20. It is seen in the present case that the petitioner had not provided the documents as required.
21. It is also relevant to note that in terms of Rule 30 of the Special Economic Zone Rules, 2006, the goods supplied to an SEZ Unit are required to be inspected prior to the issue of Bill of Exports. Filing of Bill of Exports is not a mere formality but serves as a valuable check for ensuring that the goods deemed to have been exported are in fact received by the SEZ Unit and are accounted as Deemed Exports. In the present case, the petitioner had merely filed only Form I which was issued for the purposes of Central Sales Tax Act.
22. In view of the above, the impugned decision cannot be faulted.
23. The decision in the case of Larsen and Toubro (supra) was rendered in a completely different factual matrix. In that case, the necessary documents duly certified by the authorities under the SEZ had been furnished.
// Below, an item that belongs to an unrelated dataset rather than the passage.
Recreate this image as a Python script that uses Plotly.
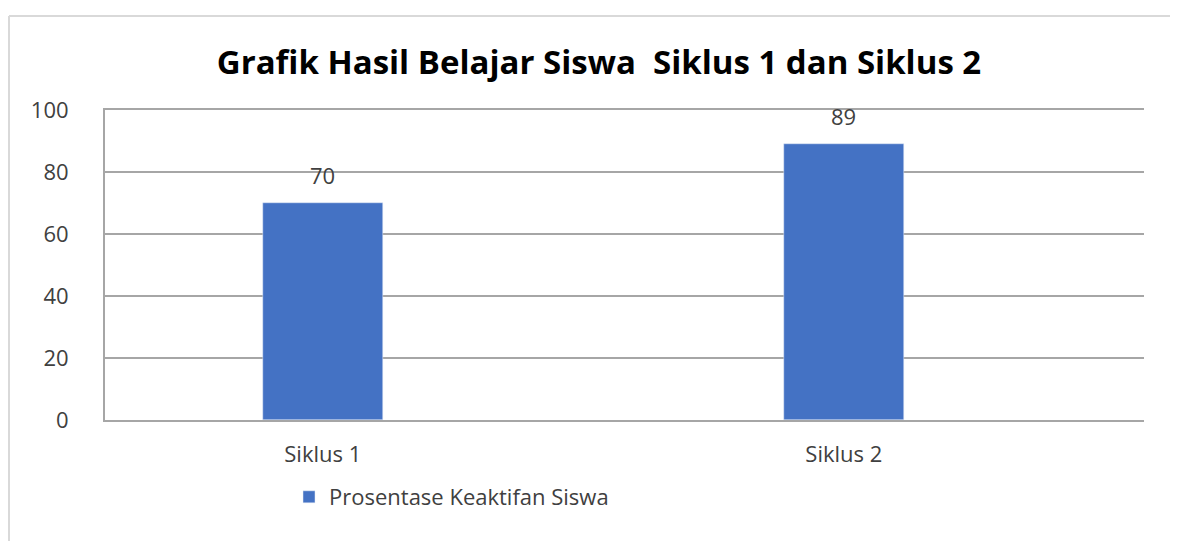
import plotly.graph_objects as go

categories = ["Siklus 1", "Siklus 2"]
values = [70, 89]
series_name = "Prosentase Keaktifan Siswa"
y_ticks = [0, 20, 40, 60, 80, 100]

# page offset of the plot div inside the browser window
OFF = 8
W, H = 1178 - OFF, 541 - OFF
# plot area in screen pixels: x 105..1144, y 110..420
L, R, T, B = 105 - OFF, 1178 - 1144, 110 - OFF, 541 - 420
pw, ph = W - L - R, H - T - B


def px_x(x):
    return (x - OFF - L) / pw


def px_y(y):
    return (H - B - (y - OFF)) / ph


fig = go.Figure()
fig.add_trace(go.Bar(
    x=[0, 1], y=values, name=series_name,
    width=0.23, marker=dict(color="#4472C4"),
    showlegend=True,
))

for i, v in enumerate(values):
    fig.add_annotation(x=i, y=v, text=str(v), showarrow=False,
                       yshift=28, font=dict(size=22, color="#404040"))

# chart area border (only left and top visible)
border = dict(color="#d9d9d9", width=2)
fig.add_shape(type="line", xref="paper", yref="paper",
              x0=px_x(9), y0=px_y(16), x1=px_x(1185), y1=px_y(16), line=border)
fig.add_shape(type="line", xref="paper", yref="paper",
              x0=px_x(9), y0=px_y(16), x1=px_x(9), y1=px_y(560), line=border)

fig.update_layout(
    width=W, height=H,
    margin=dict(l=L, r=R, t=T, b=B),
    paper_bgcolor="white", plot_bgcolor="white",
    font=dict(family="Open Sans", color="#404040"),
    title=dict(text="<b>Grafik Hasil Belajar Siswa  Siklus 1 dan Siklus 2</b>",
               x=px_x(599), xref="paper", xanchor="center",
               y=(H - (62 - OFF)) / H, yanchor="middle",
               font=dict(size=33, color="black")),
    xaxis=dict(tickvals=[0, 1], ticktext=categories, range=[-0.418, 1.576],
               showgrid=False, showline=True, linecolor="#a6a6a6", linewidth=2,
               mirror=True, ticks="", ticklabelstandoff=14,
               tickfont=dict(size=22, color="#404040"), zeroline=False),
    yaxis=dict(range=[0, 100], tickvals=y_ticks, showgrid=True,
               gridcolor="#a6a6a6", gridwidth=2, showline=True,
               linecolor="#a6a6a6", linewidth=2,
               ticks="", ticklabelstandoff=30, zeroline=False,
               tickfont=dict(size=22, color="#404040")),
    legend=dict(orientation="h", x=px_x(289), xanchor="left",
                y=px_y(497), yanchor="middle",
                font=dict(size=22, color="#404040")),
    bargap=0,
)

fig.write_html("out.html")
The Central Excise Authorities had also certified the supply of goods. ARE-1 forms, which were duly certified by the concerned authorities, had also been furnished. The application for EODC was also filed within time.
24. The contention that the respondents have ignored the shipping bills for physical exports was not one of the grounds urged by the petitioner in the appeal or the review filed by Holoflex. There is also little material on record to show that shipping bills conforming to the requirements, that is, stating the name of petitioner no.1 as well as EPCG license, were submitted. The present petition also lacks the
necessary pleadings in this regard. In the circumstances, this Court does not consider it apposite to entertain this controversy.
25. In view of the above, no relief can be granted to the petitioner.
26. The petition is, accordingly, dismissed.